Friday, October 02, 2020

On Martin Jay's new book on the Frankfurt School

An interview with Martin Jay on his new book on the first generation of the Frankfurt School: "Splinters in Your Eye. Frankfurt School Provocations" (Verso, 2020):

* Interview with Martin Jay - conducted by Ryan Tripp [audio, 84 minutes], Newbooksnetwork


See also Martin Jay's conversation with Paul Breines [video, 65 minutes] (City Lights Bookstore).

See a preview of Martin Jay's book here.

From the book blurb:

"Although successive generations of the Frankfurt School have attempted to adapt Critical Theory to new circumstances, the work done by its founding members continues in the twenty-first century to unsettle conventional wisdom about culture, society and politics. Exploring unexamined episodes in the school’s history and reading its work in unexpected ways, these essays provide ample evidence of the abiding relevance of Horkheimer, Adorno, Benjamin, Marcuse, Löwenthal, and Kracauer in our troubled times. Without forcing a unified argument, they range over a wide variety of topics, from the uncertain founding of the School to its mixed reception of psychoanalysis, from Benjamin’s ruminations on stamp collecting to the ironies in the reception of Marcuse’s One-Dimensional Man, from Löwenthal’s role in Weimar’s Jewish Renaissance to Horkheimer’s involvement in the writing of the first history of the Frankfurt School.
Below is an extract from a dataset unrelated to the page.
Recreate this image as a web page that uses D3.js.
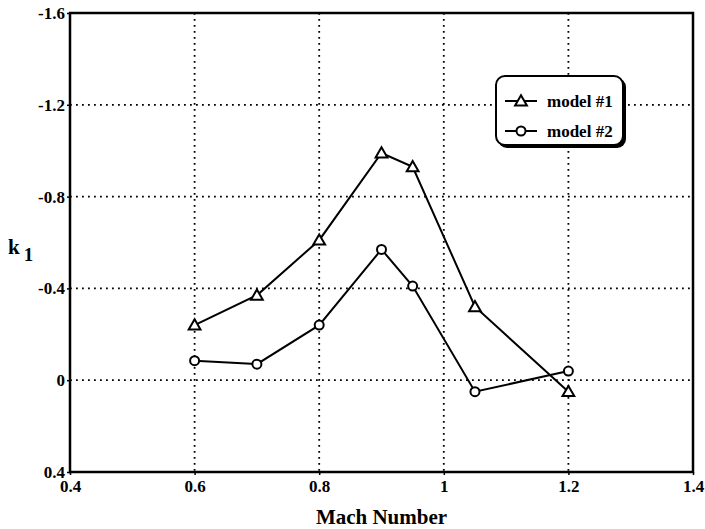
<!DOCTYPE html>
<html>
<head>
<meta charset="utf-8">
<script src="https://cdn.jsdelivr.net/npm/d3@7"></script>
<style>
  body { margin: 0; background: #fff; }
  svg text { font-family: "Liberation Serif", "Times New Roman", serif; font-weight: bold; fill: #000; }
</style>
</head>
<body>
<svg id="canvas" width="705" height="529"></svg>
<script>
// data
const mach = [0.6, 0.7, 0.8, 0.9, 0.95, 1.05, 1.2];
const model1 = [-0.24, -0.37, -0.61, -0.99, -0.93, -0.32, 0.05];
const model2 = [-0.085, -0.07, -0.24, -0.57, -0.41, 0.05, -0.04];
const seriesNames = ['model #1', 'model #2'];
const xTicks = [0.4, 0.6, 0.8, 1, 1.2, 1.4];
const yTicks = [-1.6, -1.2, -0.8, -0.4, 0, 0.4];

const svg = d3.select('#canvas');
const margin = { left: 70, right: 12, top: 13, bottom: 57 };
const width = 705, height = 529;

const x = d3.scaleLinear().domain([0.4, 1.4]).range([margin.left, width - margin.right]);
// y axis runs inverted: -1.6 at top, 0.4 at bottom
const y = d3.scaleLinear().domain([-1.6, 0.4]).range([margin.top, height - margin.bottom]);

const fmt = d => (d === 0 || d === 1) ? String(d) : d3.format('.1f')(d).replace('−', '-');

// dotted grid
svg.append('g').selectAll('line')
    .data(xTicks.slice(1, -1))
    .join('line')
    .attr('x1', d => x(d)).attr('x2', d => x(d))
    .attr('y1', y(-1.6)).attr('y2', y(0.4))
    .attr('stroke', '#000').attr('stroke-width', 1.8)
    .attr('stroke-dasharray', '1.8,4.2');

svg.append('g').selectAll('line')
    .data(yTicks.slice(1, -1))
    .join('line')
    .attr('x1', x(0.4)).attr('x2', x(1.4))
    .attr('y1', d => y(d)).attr('y2', d => y(d))
    .attr('stroke', '#000').attr('stroke-width', 1.8)
    .attr('stroke-dasharray', '1.8,4.2');

// axes
const xAxis = svg.append('g')
    .attr('transform', `translate(0,${y(0.4)})`)
    .call(d3.axisBottom(x).tickValues(xTicks).tickFormat(fmt).tickSize(3).tickPadding(3));
const yAxis = svg.append('g')
    .attr('transform', `translate(${x(0.4)},0)`)
    .call(d3.axisLeft(y).tickValues(yTicks).tickFormat(fmt).tickSize(3).tickPadding(2));

[xAxis, yAxis].forEach(a => {
    a.select('.domain').remove();
    a.selectAll('line').attr('stroke-width', 1.5);
    a.selectAll('text').style('font-size', '17px').attr('fill', '#000');
});
xAxis.selectAll('text').attr('dy', '0.8em');

// frame
svg.append('rect')
    .attr('x', x(0.4)).attr('y', y(-1.6))
    .attr('width', x(1.4) - x(0.4)).attr('height', y(0.4) - y(-1.6))
    .attr('fill', 'none').attr('stroke', '#000').attr('stroke-width', 2.5);

// axis titles
svg.append('text')
    .attr('x', (x(0.4) + x(1.4)) / 2).attr('y', 524)
    .attr('text-anchor', 'middle')
    .style('font-size', '21px')
    .text('Mach Number');

const kLabel = svg.append('text').attr('x', 8).attr('y', 254).style('font-size', '21px');
kLabel.append('tspan').text('k');
kLabel.append('tspan').attr('dx', 4).attr('dy', 7).style('font-size', '19px').text('1');

// series
const line = d3.line().x(d => x(d[0])).y(d => y(d[1]));
const tri = d3.symbol().type(d3.symbolTriangle).size(60);

const s1 = mach.map((m, i) => [m, model1[i]]);
const s2 = mach.map((m, i) => [m, model2[i]]);

svg.append('path').datum(s1).attr('d', line)
    .attr('fill', 'none').attr('stroke', '#000').attr('stroke-width', 2);
svg.append('path').datum(s2).attr('d', line)
    .attr('fill', 'none').attr('stroke', '#000').attr('stroke-width', 2);

svg.append('g').selectAll('path')
    .data(s1)
    .join('path')
    .attr('d', tri)
    .attr('transform', d => `translate(${x(d[0])},${y(d[1]) + 1})`)
    .attr('fill', '#fff').attr('stroke', '#000').attr('stroke-width', 2);

svg.append('g').selectAll('circle')
    .data(s2)
    .join('circle')
    .attr('cx', d => x(d[0])).attr('cy', d => y(d[1]))
    .attr('r', 4.5)
    .attr('fill', '#fff').attr('stroke', '#000').attr('stroke-width', 2);

// legend
const lg = svg.append('g').attr('transform', 'translate(496,76)');
lg.append('rect')
    .attr('x', 2).attr('y', 2).attr('width', 128).attr('height', 70).attr('rx', 9)
    .attr('fill', '#000');
lg.append('rect')
    .attr('width', 127).attr('height', 69).attr('rx', 9)
    .attr('fill', '#fff').attr('stroke', '#000').attr('stroke-width', 2);

seriesNames.forEach((name, i) => {
    const row = lg.append('g').attr('transform', `translate(0,${25 + i * 30})`);
    row.append('line').attr('x1', 9).attr('x2', 41)
        .attr('stroke', '#000').attr('stroke-width', 2);
    if (i === 0) {
        row.append('path').attr('d', tri).attr('transform', 'translate(25,1)')
            .attr('fill', '#fff').attr('stroke', '#000').attr('stroke-width', 2);
    } else {
        row.append('circle').attr('cx', 25).attr('r', 4.5)
            .attr('fill', '#fff').attr('stroke', '#000').attr('stroke-width', 2);
    }
    row.append('text').attr('x', 51).attr('dy', '0.35em')
        .style('font-size', '17px').text(name);
});
</script>
</body>
</html>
Of special note are their responses to visual issues such as the emancipation of colour in modern art, the Jewish prohibition on images, the relationship between cinema and the public sphere, and the implications of a celebrated Family of Man photographic exhibition. The collection ends with an essay tracing the still metastasising demonisation of the Frankfurt School by the so-called Alt Right as the source of “cultural Marxism” and “political correctness,” which has gained alarming international resonance and led to violence by radical right-wing fanatics."

In 2016 Martin Jay published "Reason after Its Eclipse: On Late Critical Theory" (University of Winconsin Press).